I wish I could remember the rookie pitcher whom I saw interviewed back in the 80s. He was asked “Now that you’re in the big leagues, do you fantasize about getting the start in a game 7 of the World Series?” He replied “When I fantasize, it’s about Cybill Shepherd.”

Wish I could remember who the player ones – I seem to remember it was Lefty Gomez. (Spoilers for those who might not like crude language)

[Spoiler]A reporter was asking a scout about a particular minor league pitcher and what his chances are.

The scout said, “Not very good. No man with a cock that big will end up as a major league pitcher.”

The reporter said it was the funniest thing he had heard about a ballplayer – and he couldn’t print it in his paper.[/spoiler]

My point is that sports scores are never said without the qualifying words. If I ask you the score and you say “7 to 5” I don’t know who’s winning. There is no assumption that I will say “my” team’s score first because I may not have a team or you may not know what my team is. Say that we’re both watching a baseball game. I don’t know who you’re rooting for and you don’t know who I’m rooting for. If you ask me the score and I say “7 to 5” you don’t know which team is winning because you don’t know which team is my team or whether I even have a team. I might just like to watch baseball no matter who is playing. The only time you say a score without qualifying it is when it’s a tie.

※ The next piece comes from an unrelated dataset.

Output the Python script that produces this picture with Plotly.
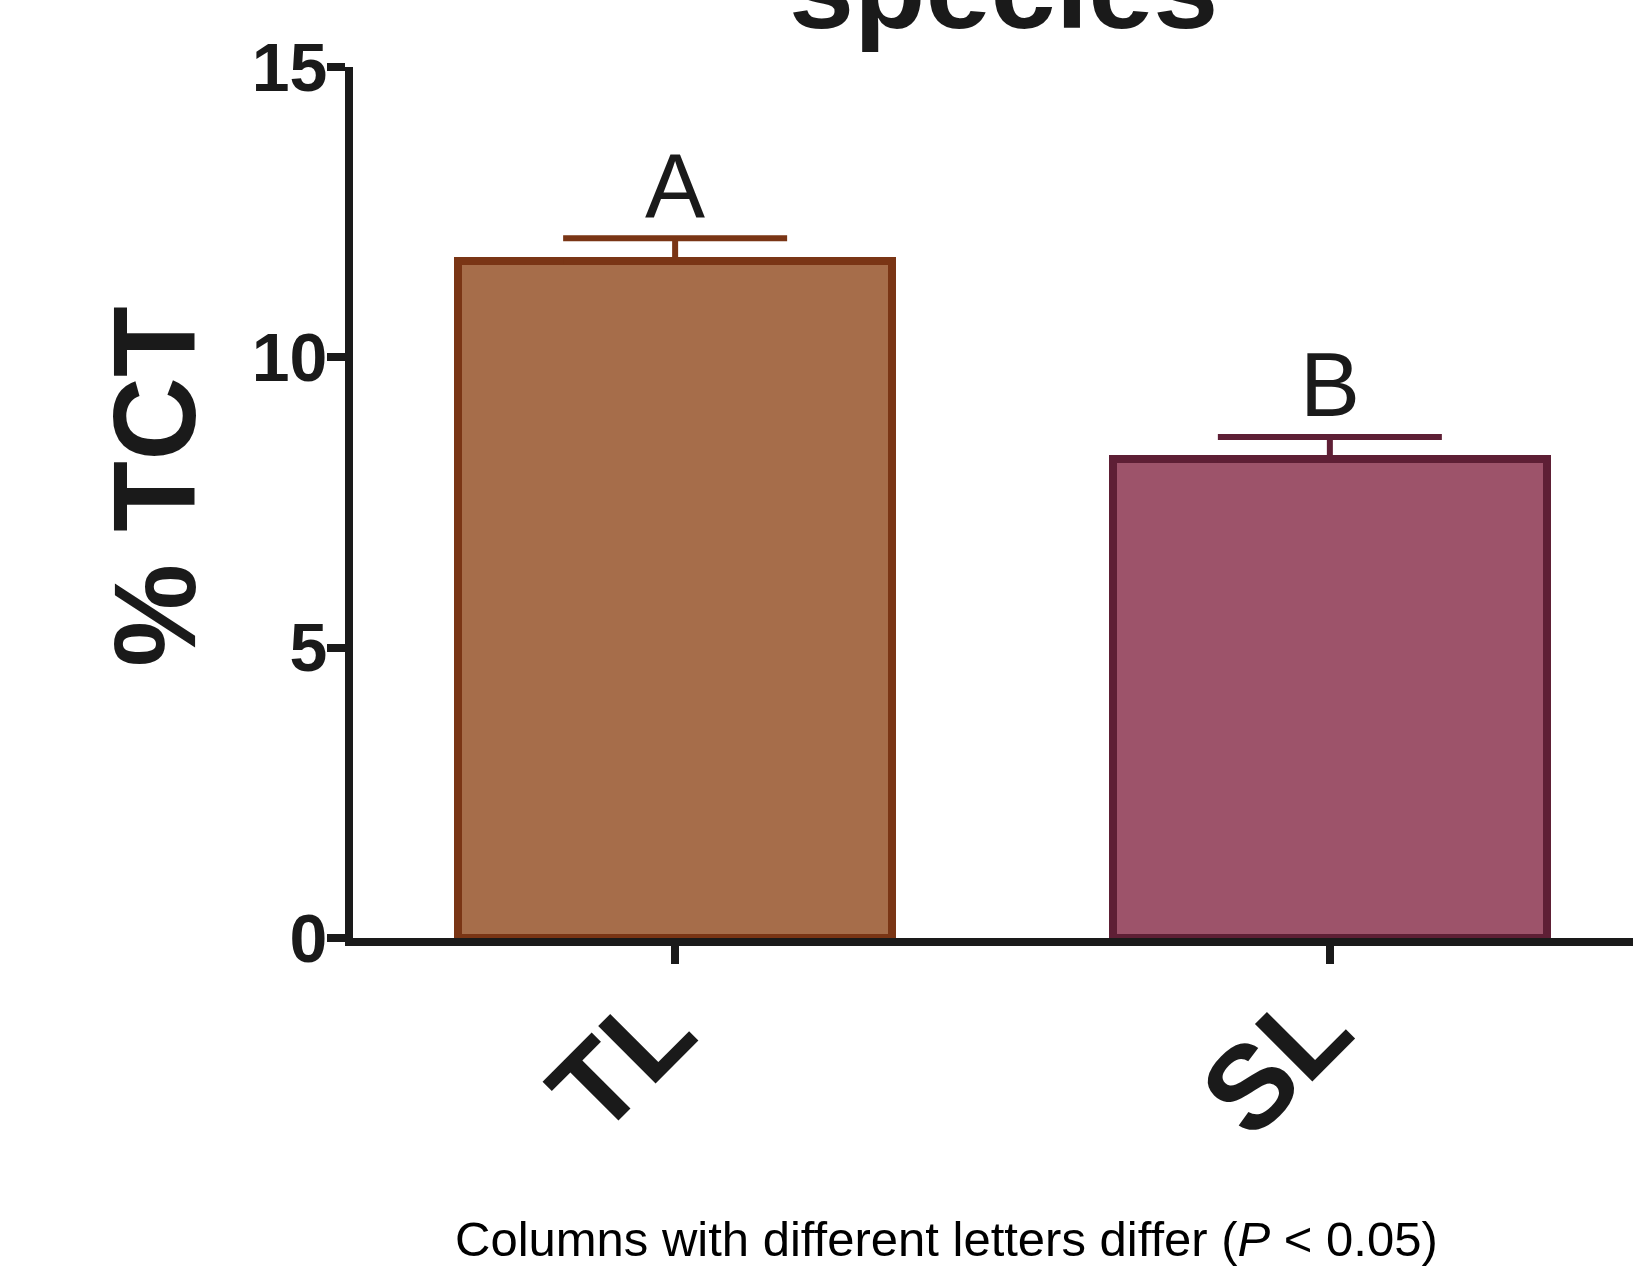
import plotly.graph_objects as go

# ---- data ----
categories = ["TL", "SL"]
values = [11.66, 8.25]
sem = [0.39, 0.38]
letters = ["A", "B"]
fill_colors = ["#a66d4a", "#9d536a"]
line_colors = ["#7a3515", "#5e1f35"]
y_ticks = [0, 5, 10, 15]
title_text = "species"
y_title = "% TCT"
footnote = "Columns with different letters differ (<i>P</i> < 0.05)"

W, H = 1633, 1269
L, R, T, B = 353, 0, 67, 331
plot_top, plot_bot = T, H - B


def py(pix):
    """pixel row -> paper y"""
    return (plot_bot - pix) / (plot_bot - plot_top)


def px(pix):
    return (pix - L) / (W - L - R)


INK = "#1a1a1a"
BOLD = "Liberation Sans, Arial, sans-serif"
NARROW = "Liberation Sans Narrow, Arial Narrow, Liberation Sans, sans-serif"

fig = go.Figure()
for i, c in enumerate(categories):
    fig.add_trace(go.Bar(
        x=[c], y=[values[i]], width=0.663,
        marker=dict(color=fill_colors[i], line=dict(color=line_colors[i], width=8)),
        error_y=dict(type="data", symmetric=False, array=[sem[i]], arrayminus=[0],
                     color=line_colors[i], thickness=6, width=112),
        showlegend=False,
    ))
    fig.add_annotation(x=c, y=values[i] + sem[i], xref="x", yref="y",
                       text=letters[i], showarrow=False, yanchor="bottom",
                       font=dict(family=BOLD, size=90, color=INK))
    # rotated category label
    fig.add_annotation(x=c, y=py(1060), xref="x", yref="paper",
                       text=c, showarrow=False, textangle=-45,
                       xanchor="center", yanchor="middle", xshift=-54,
                       font=dict(family=BOLD, size=118, color=INK, weight="bold"))

fig.add_annotation(x=px(1003), y=py(55), xref="paper", yref="paper",
                   text=title_text, showarrow=False, yanchor="bottom", xanchor="center",
                   font=dict(family=BOLD, size=117, color=INK, weight="bold"))
fig.add_annotation(x=px(155), y=py(487), xref="paper", yref="paper",
                   text=y_title, showarrow=False, textangle=-90,
                   xanchor="center", yanchor="middle",
                   font=dict(family=BOLD, size=116, color=INK, weight="bold"))
fig.add_annotation(x=px(946), y=py(1268), xref="paper", yref="paper",
                   text=footnote, showarrow=False, yanchor="bottom", xanchor="center",
                   font=dict(family=NARROW, size=49, color="#000000"))

fig.update_layout(
    width=W, height=H,
    margin=dict(l=L, r=R, t=T, b=B, pad=0),
    paper_bgcolor="white", plot_bgcolor="white",
    bargap=0,
    xaxis=dict(range=[-0.492, 1.463], showgrid=False, zeroline=False,
               showline=True, linecolor=INK, linewidth=8,
               ticks="outside", ticklen=18, tickwidth=8, tickcolor=INK,
               showticklabels=False),
    yaxis=dict(range=[0, 15], tickvals=y_ticks, showgrid=False, zeroline=False,
               showline=True, linecolor=INK, linewidth=8,
               ticks="outside", ticklen=18, tickwidth=8, tickcolor=INK,
               ticklabelstandoff=-14,
               tickfont=dict(family=NARROW, size=68, color=INK, weight="bold")),
)

fig.write_html("out.html")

I was coaching T-ball (so 5, 6 year olds). It’s the last game of the season, last inning. We’re in the field, including coaches who get to stand out there with the kids (much easier to stand right next to Billy and yell the ball, you need to go get the ball).
I’m out in left field, the games almost over and I look over at the left fielder, who has his zipper down and is bouncing his penis up and down in his hand.
They don’t cover this scenario in the coach’s booklet you get at the beginning of the season. I blurted out “Put that thing away.” And as soon as he did the game ended and I tried to make it through the post game pizza party without laughing my ass off.